Although she hasn’t been able to afford college, she’s been able to find steady, full-time work. She grew up in North Carolina, but she said she fell in love with West Virginia. She works for a communications company, which sent her to West Virginia for a training in 2015. She requested a transfer to move here.

She also fell in love with a fellow co-worker, and she and her partner have a 1-year old baby named Carter. 

Last summer, Lozano applied, and was accepted for a two-year renewal for her DACA work permit, so she has about a year and a half until her situation would change significantly. But by June 2019, if Congress doesn’t decide to renew the program, she fears deportation back to Mexico, where she was born. She remembers the day when she heard the announcement by Attorney General Jeff Sessions that the DACA program would end.

“I picked up my child and I just started crying, because I knew there is a possibility that I won't see him for a long time. It's as if someone grabs, you know like those little sand timers? Just flipped it over.

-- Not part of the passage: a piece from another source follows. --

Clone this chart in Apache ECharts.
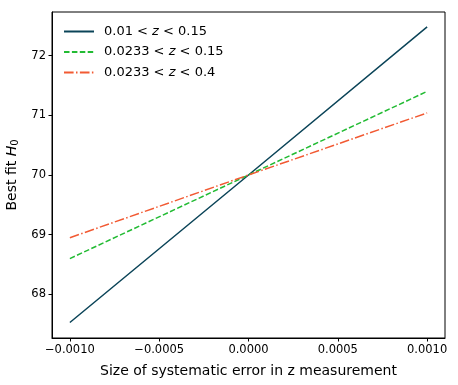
<!DOCTYPE html>
<html>
<head>
<meta charset="utf-8">
<script src="https://cdn.jsdelivr.net/npm/echarts@6/dist/echarts.min.js"></script>
<style>
  html, body { margin: 0; padding: 0; background: #fff; }
  #chart { width: 458px; height: 385px; }
</style>
</head>
<body>
<div id="chart"></div>
<script>
// systematic error offsets in z
var xValues = [-0.001, 0, 0.001];
// best fit H0 for each redshift cut
var h0Low = [67.53, 70.0, 72.48];     // 0.01 < z < 0.15
var h0Mid = [68.6, 70.0, 71.4];       // 0.0233 < z < 0.15
var h0Wide = [68.95, 70.0, 71.04];    // 0.0233 < z < 0.4
var xTicks = [-0.001, -0.0005, 0, 0.0005, 0.001];
var yTicks = [68, 69, 70, 71, 72];

var font = 'DejaVu Sans';

function pairs(ys) {
    var out = [];
    for (var i = 0; i < xValues.length; i++) {
        out.push([xValues[i], ys[i]]);
    }
    return out;
}

function fmtX(v) {
    var s = Math.abs(v).toFixed(4);
    return v < -1e-12 ? '\u2212' + s : s;
}

var legendRich = {
    sp: { width: 5 },
    n: { fontFamily: font, fontSize: 13, color: '#000' },
    i: { fontFamily: font, fontSize: 13, fontStyle: 'italic', color: '#000' }
};

var option = {
    animation: false,
    backgroundColor: '#fff',
    grid: {
        left: 52, top: 12, right: 13, bottom: 47,
        outerBoundsMode: 'none', containLabel: false,
        show: true, borderColor: '#000', borderWidth: 1
    },
    legend: {
        orient: 'vertical',
        left: 58, top: 20,
        itemWidth: 30, itemHeight: 14, itemGap: 7.5,
        itemStyle: { opacity: 0 },
        textStyle: { rich: legendRich },
        formatter: function (name) {
            var p = name.split('z');
            return '{sp|}{n|' + p[0] + '}{i|z}{n|' + p[1] + '}';
        },
        data: ['0.01 < z < 0.15', '0.0233 < z < 0.15', '0.0233 < z < 0.4']
    },
    xAxis: {
        type: 'value',
        min: -0.0011, max: 0.0011,
        name: 'Size of systematic error in z measurement',
        nameLocation: 'middle', nameGap: 26,
        nameTextStyle: { fontFamily: font, fontSize: 14, color: '#000' },
        axisLine: { show: true, onZero: false, lineStyle: { color: '#000' } },
        axisTick: { show: true, length: 3.5, customValues: xTicks, lineStyle: { color: '#000' } },
        axisLabel: {
            customValues: xTicks, margin: 6,
            fontFamily: font, fontSize: 11.5, color: '#000',
            formatter: fmtX
        },
        splitLine: { show: false }
    },
    yAxis: {
        type: 'value',
        min: 67.27, max: 72.73,
        name: 'Best fit {i|H}{s|0}',
        nameLocation: 'middle', nameGap: 27, nameRotate: 90,
        nameTextStyle: {
            fontFamily: font, fontSize: 14, color: '#000',
            rich: {
                i: { fontFamily: font, fontSize: 14, fontStyle: 'italic', color: '#000' },
                s: { fontFamily: font, fontSize: 10, color: '#000', verticalAlign: 'bottom', padding: [6, 0, 0, 0] }
            }
        },
        axisLine: { show: true, onZero: false, lineStyle: { color: '#000' } },
        axisTick: { show: true, length: 3.5, customValues: yTicks, lineStyle: { color: '#000' } },
        axisLabel: {
            customValues: yTicks, margin: 6,
            fontFamily: font, fontSize: 11.5, color: '#000'
        },
        splitLine: { show: false }
    },
    series: [
        {
            name: '0.01 < z < 0.15', type: 'line', symbol: 'none',
            color: '#0b4458',
            lineStyle: { color: '#0b4458', width: 1.5, type: 'solid' },
            data: pairs(h0Low)
        },
        {
            name: '0.0233 < z < 0.15', type: 'line', symbol: 'none',
            color: '#22bb33',
            lineStyle: { color: '#22bb33', width: 1.5, type: [5.5, 2.4] },
            data: pairs(h0Mid)
        },
        {
            name: '0.0233 < z < 0.4', type: 'line', symbol: 'none',
            color: '#f25a33',
            lineStyle: { color: '#f25a33', width: 1.5, type: [9.6, 2.4, 1.5, 2.4] },
            data: pairs(h0Wide)
        }
    ]
};

var myChart = echarts.init(document.getElementById('chart'));
myChart.setOption(option);
</script>
</body>
</html>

You're watching your time run out."

Lozano said she does have hopes of applying for citizenship one day.

“A lot of my close friends are like, ‘Well why don't you just get married to your to your partner? Like why don't you just get married?’ And the way I see it is, I don't feel like I should have to get married to get citizenship. You know, like yeah, I want to marry him one day, you know. But I don't want the reason for the marriage to be so I can have a citizenship.”

September 2017 marked the end of the DACA program. The Department of Homeland Security says nearly 600,000 people are set to have  DACA permits expire during the next two years, unless Congress passes legislation to continue the program.  

We reached out to West Virginia’s five congressional lawmakers for this story.

David McKinley:

“Dealing with undocumented immigrants who were brought to America as children is a complex problem. President Obama’s answer was to make policy by executive order, which was an abuse of power, and was not a long-term solution to this problem. Previously, President Obama threatened to oppose any changes to the Deferred Action for Childhood Arrivals (DACA) program. Now Congress has an opportunity to step in and develop a sustainable policy that does not rely on an executive order.

Congress needs to develop a solution that does not unfairly punish people who arrived in America as children years ago and are contributing to society, while making sure we don’t incentivize more illegal immigration in the future. Fixing the DACA program is just one of many steps Congress needs to take to fix our broken immigration system. Securing the border and improving enforcement throughout the country need to be part of the discussion as well.”

Evan Jenkins:

“President Obama overstepped his constitutional authority by creating the DACA program through an executive order. We are a nation of laws and have a responsibility to secure our borders. I remain firmly opposed to amnesty and am committed to ensuring our nation’s immigration policies are constitutional and lawful.”

Shelley Moore Capito’s Press Office:

“Senator Capito could support an immigration solution that provides for increased border security to protect Americans and provides relief for those in the DACA program. She is encouraged by ongoing negotiations between the Trump Administration and members of Congress to improve immigration policy and add resources for enforcement.”

Alex Mooney:

“The West Virginians I represent want border security, including building the wall, prior to any discussion of various amnesty proposals. Procedurally, I believe separate issues deserve separate votes.”

We didn’t hear back from Sen. Joe Manchin by the time this story was filed.